Reproduce the listing below exactly, beginning with its first line and ending with the line that holds "93.5, 80, 67];"; pictures are not part of the copy.

= = = = = = =

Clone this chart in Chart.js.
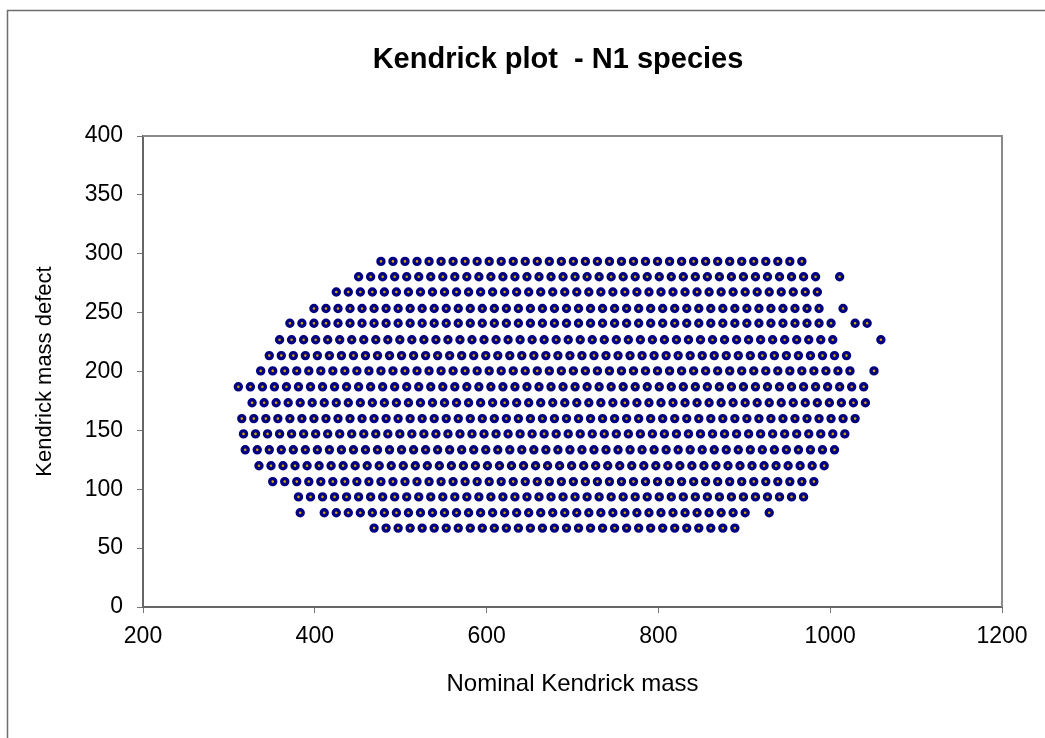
<!DOCTYPE html>
<html>
<head>
<meta charset="utf-8">
<script src="https://cdn.jsdelivr.net/npm/chart.js@4.4.1/dist/chart.umd.min.js"></script>
<style>
  html, body { margin: 0; padding: 0; background: #fff; overflow: hidden; }
  #grafico { display: block; }
</style>
</head>
<body>
<canvas id="grafico" width="1045" height="738"></canvas>
<script>
const titulo = "Kendrick plot  - N1 species";
const tituloX = "Nominal Kendrick mass";
const tituloY = "Kendrick mass defect";

// Kendrick mass defect of each homologous row (top to bottom)
const defeitos = [293.5, 280.5, 267.5, 253.5, 241, 227, 213.5, 200.5, 187, 173.5, 160, 147, 133.5, 120, 106.5, 93.5, 80, 67];

// nominal Kendrick masses found on each row
const linha1 = [477, 491, 505, 519, 533, 547, 561, 575, 589, 603, 617, 631, 645, 659, 673, 687, 701, 715, 729, 743, 757, 771, 785, 799, 813, 827, 841, 855, 869, 883, 897, 911, 925, 939, 953, 967];
const linha2 = [451, 465, 479, 493, 507, 521, 535, 549, 563, 577, 591, 605, 619, 633, 647, 661, 675, 689, 703, 717, 731, 745, 759, 773, 787, 801, 815, 829, 843, 857, 871, 885, 899, 913, 927, 941, 955, 969, 983, 1011];
const linha3 = [425, 439, 453, 467, 481, 495, 509, 523, 537, 551, 565, 579, 593, 607, 621, 635, 649, 663, 677, 691, 705, 719, 733, 747, 761, 775, 789, 803, 817, 831, 845, 859, 873, 887, 901, 915, 929, 943, 957, 971, 985];
const linha4 = [399, 413, 427, 441, 455, 469, 483, 497, 511, 525, 539, 553, 567, 581, 595, 609, 623, 637, 651, 665, 679, 693, 707, 721, 735, 749, 763, 777, 791, 805, 819, 833, 847, 861, 875, 889, 903, 917, 931, 945, 959, 973, 987, 1015];
const linha5 = [371, 385, 399, 413, 427, 441, 455, 469, 483, 497, 511, 525, 539, 553, 567, 581, 595, 609, 623, 637, 651, 665, 679, 693, 707, 721, 735, 749, 763, 777, 791, 805, 819, 833, 847, 861, 875, 889, 903, 917, 931, 945, 959, 973, 987, 1001, 1029, 1043];
const linha6 = [359, 373, 387, 401, 415, 429, 443, 457, 471, 485, 499, 513, 527, 541, 555, 569, 583, 597, 611, 625, 639, 653, 667, 681, 695, 709, 723, 737, 751, 765, 779, 793, 807, 821, 835, 849, 863, 877, 891, 905, 919, 933, 947, 961, 975, 989, 1003, 1059];
const linha7 = [347, 361, 375, 389, 403, 417, 431, 445, 459, 473, 487, 501, 515, 529, 543, 557, 571, 585, 599, 613, 627, 641, 655, 669, 683, 697, 711, 725, 739, 753, 767, 781, 795, 809, 823, 837, 851, 865, 879, 893, 907, 921, 935, 949, 963, 977, 991, 1005, 1019];
const linha8 = [337, 351, 365, 379, 393, 407, 421, 435, 449, 463, 477, 491, 505, 519, 533, 547, 561, 575, 589, 603, 617, 631, 645, 659, 673, 687, 701, 715, 729, 743, 757, 771, 785, 799, 813, 827, 841, 855, 869, 883, 897, 911, 925, 939, 953, 967, 981, 995, 1009, 1023, 1051];
const linha9 = [311, 325, 339, 353, 367, 381, 395, 409, 423, 437, 451, 465, 479, 493, 507, 521, 535, 549, 563, 577, 591, 605, 619, 633, 647, 661, 675, 689, 703, 717, 731, 745, 759, 773, 787, 801, 815, 829, 843, 857, 871, 885, 899, 913, 927, 941, 955, 969, 983, 997, 1011, 1025, 1039];
const linha10 = [327, 341, 355, 369, 383, 397, 411, 425, 439, 453, 467, 481, 495, 509, 523, 537, 551, 565, 579, 593, 607, 621, 635, 649, 663, 677, 691, 705, 719, 733, 747, 761, 775, 789, 803, 817, 831, 845, 859, 873, 887, 901, 915, 929, 943, 957, 971, 985, 999, 1013, 1027, 1041];
const linha11 = [315, 329, 343, 357, 371, 385, 399, 413, 427, 441, 455, 469, 483, 497, 511, 525, 539, 553, 567, 581, 595, 609, 623, 637, 651, 665, 679, 693, 707, 721, 735, 749, 763, 777, 791, 805, 819, 833, 847, 861, 875, 889, 903, 917, 931, 945, 959, 973, 987, 1001, 1015, 1029];
const linha12 = [317, 331, 345, 359, 373, 387, 401, 415, 429, 443, 457, 471, 485, 499, 513, 527, 541, 555, 569, 583, 597, 611, 625, 639, 653, 667, 681, 695, 709, 723, 737, 751, 765, 779, 793, 807, 821, 835, 849, 863, 877, 891, 905, 919, 933, 947, 961, 975, 989, 1003, 1017];
const linha13 = [319, 333, 347, 361, 375, 389, 403, 417, 431, 445, 459, 473, 487, 501, 515, 529, 543, 557, 571, 585, 599, 613, 627, 641, 655, 669, 683, 697, 711, 725, 739, 753, 767, 781, 795, 809, 823, 837, 851, 865, 879, 893, 907, 921, 935, 949, 963, 977, 991, 1005];
const linha14 = [335, 349, 363, 377, 391, 405, 419, 433, 447, 461, 475, 489, 503, 517, 531, 545, 559, 573, 587, 601, 615, 629, 643, 657, 671, 685, 699, 713, 727, 741, 755, 769, 783, 797, 811, 825, 839, 853, 867, 881, 895, 909, 923, 937, 951, 965, 979, 993];
const linha15 = [351, 365, 379, 393, 407, 421, 435, 449, 463, 477, 491, 505, 519, 533, 547, 561, 575, 589, 603, 617, 631, 645, 659, 673, 687, 701, 715, 729, 743, 757, 771, 785, 799, 813, 827, 841, 855, 869, 883, 897, 911, 925, 939, 953, 967, 981];
const linha16 = [381, 395, 409, 423, 437, 451, 465, 479, 493, 507, 521, 535, 549, 563, 577, 591, 605, 619, 633, 647, 661, 675, 689, 703, 717, 731, 745, 759, 773, 787, 801, 815, 829, 843, 857, 871, 885, 899, 913, 927, 941, 955, 969];
const linha17 = [383, 411, 425, 439, 453, 467, 481, 495, 509, 523, 537, 551, 565, 579, 593, 607, 621, 635, 649, 663, 677, 691, 705, 719, 733, 747, 761, 775, 789, 803, 817, 831, 845, 859, 873, 887, 901, 929];
const linha18 = [469, 483, 497, 511, 525, 539, 553, 567, 581, 595, 609, 623, 637, 651, 665, 679, 693, 707, 721, 735, 749, 763, 777, 791, 805, 819, 833, 847, 861, 875, 889];

const linhas = [linha1, linha2, linha3, linha4, linha5, linha6, linha7, linha8, linha9,
  linha10, linha11, linha12, linha13, linha14, linha15, linha16, linha17, linha18];

const pontos = [];
linhas.forEach((massas, i) => {
  massas.forEach(m => pontos.push({ x: m, y: defeitos[i] }));
});

const fonte = "'Liberation Sans', Arial, sans-serif";

// moldura externa, titulo e borda da area do grafico
const moldura = {
  id: 'moldura',
  beforeDraw(chart) {
    const ctx = chart.ctx;
    ctx.save();
    ctx.fillStyle = '#fff';
    ctx.fillRect(0, 0, chart.width, chart.height);
    ctx.strokeStyle = '#6e6e6e';
    ctx.lineWidth = 1.5;
    ctx.beginPath();
    ctx.moveTo(7.5, chart.height);
    ctx.lineTo(7.5, 10.5);
    ctx.lineTo(chart.width, 10.5);
    ctx.stroke();
    ctx.fillStyle = '#000';
    ctx.font = 'bold 29px ' + fonte;
    ctx.textAlign = 'center';
    ctx.textBaseline = 'middle';
    ctx.fillText(titulo, 558, 60);
    ctx.restore();
  },
  beforeDatasetsDraw(chart) {
    const { left, top, right, bottom } = chart.chartArea;
    const ctx = chart.ctx;
    ctx.save();
    ctx.strokeStyle = '#8a8a8a';
    ctx.lineWidth = 2;
    ctx.beginPath();
    ctx.moveTo(left, top);
    ctx.lineTo(right, top);
    ctx.lineTo(right, bottom);
    ctx.stroke();
    ctx.restore();
  }
};

const semSeparador = v => String(v);

const ctx = document.getElementById('grafico').getContext('2d');
const chart = new Chart(ctx, {
  type: 'scatter',
  data: {
    datasets: [{
      label: 'N1',
      data: pontos,
      showLine: false,
      pointRadius: 3,
      pointBorderWidth: 3.4,
      pointBorderColor: '#000080',
      pointBackgroundColor: '#d8a800',
      pointHoverRadius: 3
    }]
  },
  options: {
    responsive: false,
    animation: false,
    layout: { padding: { top: 136, left: 0, right: 43, bottom: 0 } },
    scales: {
      x: {
        type: 'linear',
        min: 200,
        max: 1200,
        afterFit: s => { s.height = 131; },
        ticks: { stepSize: 200, color: '#000', padding: 10, maxRotation: 0, callback: semSeparador, font: { family: fonte, size: 23 } },
        grid: { drawOnChartArea: false, tickLength: 6, tickColor: '#777', tickWidth: 1 },
        border: { color: '#666', width: 2 },
        title: {
          display: true,
          text: tituloX,
          color: '#000',
          font: { family: fonte, size: 24 },
          padding: { top: 0, bottom: 39 }
        }
      },
      y: {
        min: 0,
        max: 400,
        afterFit: s => { s.width = 143; },
        ticks: { stepSize: 50, color: '#000', padding: 14, callback: semSeparador, font: { family: fonte, size: 23 } },
        grid: { drawOnChartArea: false, tickLength: 6, tickColor: '#777', tickWidth: 1 },
        border: { color: '#666', width: 2 },
        title: {
          display: true,
          text: tituloY,
          color: '#000',
          font: { family: fonte, size: 22 },
          padding: { top: 32, bottom: 0 }
        }
      }
    },
    plugins: {
      legend: { display: false },
      tooltip: { enabled: false },
      title: { display: false }
    }
  },
  plugins: [moldura]
});
</script>
</body>
</html>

= = = = = = =

THE RESPONSE:
Clone this chart in Chart.js.
<!DOCTYPE html>
<html>
<head>
<meta charset="utf-8">
<script src="https://cdn.jsdelivr.net/npm/chart.js@4.4.1/dist/chart.umd.min.js"></script>
<style>
  html, body { margin: 0; padding: 0; background: #fff; overflow: hidden; }
  #grafico { display: block; }
</style>
</head>
<body>
<canvas id="grafico" width="1045" height="738"></canvas>
<script>
const titulo = "Kendrick plot  - N1 species";
const tituloX = "Nominal Kendrick mass";
const tituloY = "Kendrick mass defect";

// Kendrick mass defect of each homologous row (top to bottom)
const defeitos = [293.5, 280.5, 267.5, 253.5, 241, 227, 213.5, 200.5, 187, 173.5, 160, 147, 133.5, 120, 106.5, 93.5, 80, 67];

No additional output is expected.